Echo

How to Ask Your Partner About a Threesome (Without Pressure or Awkwardness)

August 23, 2025 · 7 min read

Threesomes are one of the most commonly shared fantasies — surveys consistently show they rank near the top for many people. But while the idea might be exciting, the reality of bringing it up with your partner can feel nerve-wracking.

What if they’re not interested? What if it changes how they see you? What if it creates tension rather than curiosity?

Fantasies are normal. Sharing them openly can lead to better intimacy and a stronger connection. The key is how you bring it up. When handled with care, you can explore the topic without pressure, awkwardness, or hurting your relationship.

Here’s a step-by-step approach to talking about a threesome in a way that feels respectful, low-pressure, and safe for both of you.

Step 1: Understand Your Curiosity Before You Speak

Before saying anything to your partner, spend time reflecting on why the idea appeals to you.

Understanding your motivation helps you talk about the fantasy clearly, without sounding demanding or unclear. Wanting to explore bisexual curiosity is different from simply wanting more variety — neither is wrong, but your partner will feel more comfortable if they understand what’s at the heart of the fantasy for you.

You might even write down your thoughts first. This can help you figure out whether you want a one-time experience, ongoing exploration, or just to talk about the fantasy without necessarily acting on it. Clarity for yourself makes the conversation less confusing for your partner.

Step 2: Choose the Right Time and Place

Timing matters. Dropping “Hey, want to have a threesome?” in the middle of sex, or during a stressful moment, can feel jarring. Instead, choose a relaxed time when you’re both comfortable — maybe during a quiet evening together, a weekend away, or on a walk where you both feel at ease.

The goal is to have a real conversation, not a rushed reaction. Some couples even schedule “fantasy talks” — playful, pressure-free chats where anything goes, and nobody has to agree to anything right away. This makes it clear you’re sharing ideas, not making demands.

Step 3: Use Gentle, Curious Language

How you phrase things can make the difference between a tense conversation and a curious one. Compare these two approaches:

The second option works better because it opens the door slowly, doesn’t assume an answer, and gives your partner space to think and feel.

Other gentle ways to start:

Notice the key words: curious, open, wondering, talking. These invite conversation rather than pushing for action.

Step 4: Acknowledge the Fantasy Is Normal

Many people secretly fantasize about group play but feel embarrassed to admit it. By saying upfront that it’s a common fantasy, you reduce the risk of your partner feeling “weird” for having (or not having) the same thoughts. This helps normalize the conversation and makes it feel less like a taboo confession and more like exploring a shared human curiosity.

Step 5: Talk About Boundaries Early

Even if your partner is open to the idea, boundaries are essential.

Sometimes people agree to a fantasy without realizing how many emotional layers might come up later. Discussing boundaries in advance prevents misunderstandings.

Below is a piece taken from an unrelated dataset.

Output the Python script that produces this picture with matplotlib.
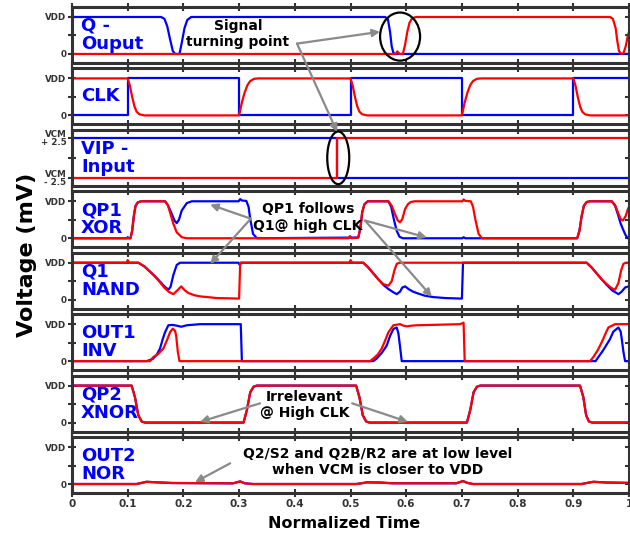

You can frame it like this: “If this was ever something we tried, what would make it feel safe and fun for you? Are there hard limits you’d want to set?” This shows care for your partner’s feelings rather than focusing only on your own excitement.

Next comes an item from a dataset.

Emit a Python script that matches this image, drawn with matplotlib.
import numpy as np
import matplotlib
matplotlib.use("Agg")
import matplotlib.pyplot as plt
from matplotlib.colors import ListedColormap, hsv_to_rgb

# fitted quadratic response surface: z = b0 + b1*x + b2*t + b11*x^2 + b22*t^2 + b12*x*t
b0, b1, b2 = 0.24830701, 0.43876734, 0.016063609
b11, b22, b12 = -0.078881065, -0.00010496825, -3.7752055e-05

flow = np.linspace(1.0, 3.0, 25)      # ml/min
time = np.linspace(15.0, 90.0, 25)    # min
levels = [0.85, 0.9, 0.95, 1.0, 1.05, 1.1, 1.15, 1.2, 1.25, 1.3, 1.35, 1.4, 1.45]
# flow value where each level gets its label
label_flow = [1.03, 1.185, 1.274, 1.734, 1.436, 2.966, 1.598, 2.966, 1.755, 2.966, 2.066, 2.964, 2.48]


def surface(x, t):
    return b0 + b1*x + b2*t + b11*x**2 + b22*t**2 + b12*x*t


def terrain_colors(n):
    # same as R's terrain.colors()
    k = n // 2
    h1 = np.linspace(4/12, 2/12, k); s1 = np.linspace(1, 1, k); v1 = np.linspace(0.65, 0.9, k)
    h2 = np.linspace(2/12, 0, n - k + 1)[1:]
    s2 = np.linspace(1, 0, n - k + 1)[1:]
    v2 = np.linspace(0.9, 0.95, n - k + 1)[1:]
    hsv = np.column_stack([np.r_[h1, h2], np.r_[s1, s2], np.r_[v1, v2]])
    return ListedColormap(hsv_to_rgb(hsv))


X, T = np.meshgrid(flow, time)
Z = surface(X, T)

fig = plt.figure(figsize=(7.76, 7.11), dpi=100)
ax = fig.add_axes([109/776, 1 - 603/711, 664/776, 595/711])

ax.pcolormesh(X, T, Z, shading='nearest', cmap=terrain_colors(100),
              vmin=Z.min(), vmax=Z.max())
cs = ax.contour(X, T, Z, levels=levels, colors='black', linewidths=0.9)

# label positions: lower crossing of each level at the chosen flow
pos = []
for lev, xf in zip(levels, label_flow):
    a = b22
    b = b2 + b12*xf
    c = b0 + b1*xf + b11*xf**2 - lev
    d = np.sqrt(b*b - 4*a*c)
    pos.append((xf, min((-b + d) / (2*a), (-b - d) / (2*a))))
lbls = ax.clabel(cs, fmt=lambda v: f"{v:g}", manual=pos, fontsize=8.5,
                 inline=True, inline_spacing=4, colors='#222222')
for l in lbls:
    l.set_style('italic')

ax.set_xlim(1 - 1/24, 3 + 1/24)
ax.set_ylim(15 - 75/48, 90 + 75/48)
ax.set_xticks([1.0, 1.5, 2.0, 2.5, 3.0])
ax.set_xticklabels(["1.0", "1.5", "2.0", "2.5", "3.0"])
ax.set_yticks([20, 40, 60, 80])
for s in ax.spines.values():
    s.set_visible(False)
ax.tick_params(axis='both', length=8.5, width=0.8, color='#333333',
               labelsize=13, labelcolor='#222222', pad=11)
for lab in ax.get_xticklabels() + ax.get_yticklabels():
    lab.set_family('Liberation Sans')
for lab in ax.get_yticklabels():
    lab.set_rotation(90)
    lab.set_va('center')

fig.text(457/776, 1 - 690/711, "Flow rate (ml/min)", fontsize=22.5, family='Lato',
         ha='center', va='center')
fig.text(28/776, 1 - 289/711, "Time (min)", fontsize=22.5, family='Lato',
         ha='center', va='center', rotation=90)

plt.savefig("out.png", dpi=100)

Step 6: Use Echo to Remove Pressure

One of the hardest parts of sharing fantasies is the fear of rejection. What if you bring it up and your partner says no — will it make things awkward?

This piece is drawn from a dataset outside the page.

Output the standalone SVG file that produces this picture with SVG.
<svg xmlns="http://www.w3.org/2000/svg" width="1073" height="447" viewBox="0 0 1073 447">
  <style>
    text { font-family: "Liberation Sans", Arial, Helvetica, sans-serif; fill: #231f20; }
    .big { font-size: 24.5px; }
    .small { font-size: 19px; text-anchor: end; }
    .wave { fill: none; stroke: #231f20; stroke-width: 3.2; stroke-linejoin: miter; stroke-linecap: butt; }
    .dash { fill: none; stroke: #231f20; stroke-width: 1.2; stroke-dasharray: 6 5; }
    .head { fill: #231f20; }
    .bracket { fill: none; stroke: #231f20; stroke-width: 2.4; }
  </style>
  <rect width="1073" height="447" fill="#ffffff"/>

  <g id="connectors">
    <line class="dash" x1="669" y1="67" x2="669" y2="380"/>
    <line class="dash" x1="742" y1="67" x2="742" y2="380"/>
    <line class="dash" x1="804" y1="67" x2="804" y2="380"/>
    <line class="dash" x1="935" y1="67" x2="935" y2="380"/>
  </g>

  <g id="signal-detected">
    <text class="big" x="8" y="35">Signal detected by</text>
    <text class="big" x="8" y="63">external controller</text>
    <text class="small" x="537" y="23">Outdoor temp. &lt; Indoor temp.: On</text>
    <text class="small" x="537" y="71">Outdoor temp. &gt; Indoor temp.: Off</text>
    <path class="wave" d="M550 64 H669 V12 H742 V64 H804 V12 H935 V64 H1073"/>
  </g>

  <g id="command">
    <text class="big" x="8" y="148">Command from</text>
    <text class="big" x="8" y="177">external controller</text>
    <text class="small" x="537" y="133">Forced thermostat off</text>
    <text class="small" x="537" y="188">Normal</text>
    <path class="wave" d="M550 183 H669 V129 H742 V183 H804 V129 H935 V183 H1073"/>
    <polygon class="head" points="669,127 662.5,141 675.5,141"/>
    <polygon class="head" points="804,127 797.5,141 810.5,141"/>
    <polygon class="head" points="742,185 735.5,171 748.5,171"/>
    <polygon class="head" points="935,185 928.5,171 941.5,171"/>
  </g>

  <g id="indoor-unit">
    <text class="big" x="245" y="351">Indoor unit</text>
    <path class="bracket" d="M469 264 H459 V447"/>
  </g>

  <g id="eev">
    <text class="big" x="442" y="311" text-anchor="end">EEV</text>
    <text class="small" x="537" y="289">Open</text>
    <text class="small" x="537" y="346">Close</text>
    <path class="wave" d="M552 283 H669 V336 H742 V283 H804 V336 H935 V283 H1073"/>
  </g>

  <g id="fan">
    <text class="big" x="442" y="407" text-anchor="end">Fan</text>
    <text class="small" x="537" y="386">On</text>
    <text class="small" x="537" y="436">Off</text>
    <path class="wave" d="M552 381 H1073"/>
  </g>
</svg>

With Echo, you both answer questions privately. Only the mutual yeses are revealed. If you’re curious about group play but your partner isn’t, they’ll never see your answer — and vice versa.

It completely removes the risk of embarrassment because the conversation only happens if you’re both interested.

Step 7: Respect Their Response — Whatever It Is

If your partner isn’t interested, thank them for listening and don’t push. Respect builds trust; pressure damages it.

You might say: “Thanks for hearing me out. I only wanted to share the fantasy, not make you feel obligated.”

If they are open to exploring, agree to keep talking before doing anything. Sometimes fantasies stay exciting because they live in the imagination for a while first.

Step 8: Take It Slowly If You Both Agree

If you both decide to explore the idea:

Some couples even set a “pause word” — like a safe word but for emotional comfort. If things feel overwhelming, anyone can say the word and everything stops.

Step 9: Revisit the Conversation Later

Desires can change. Something you felt curious about today might feel different in a month — or vice versa. By checking in again later, you keep your relationship honest and avoid assumptions.

Final Thoughts

Asking your partner about a threesome doesn’t have to feel risky or awkward. By choosing the right moment, speaking with curiosity, talking about boundaries, and using tools like Echo to remove pressure, you create a safe space for both of you.

Whether the fantasy stays a fun conversation or becomes something you explore together, the real win is the deeper trust and intimacy that comes from honest communication. When couples can talk about fantasies without fear, they often discover a more playful, connected, and adventurous side of their relationship.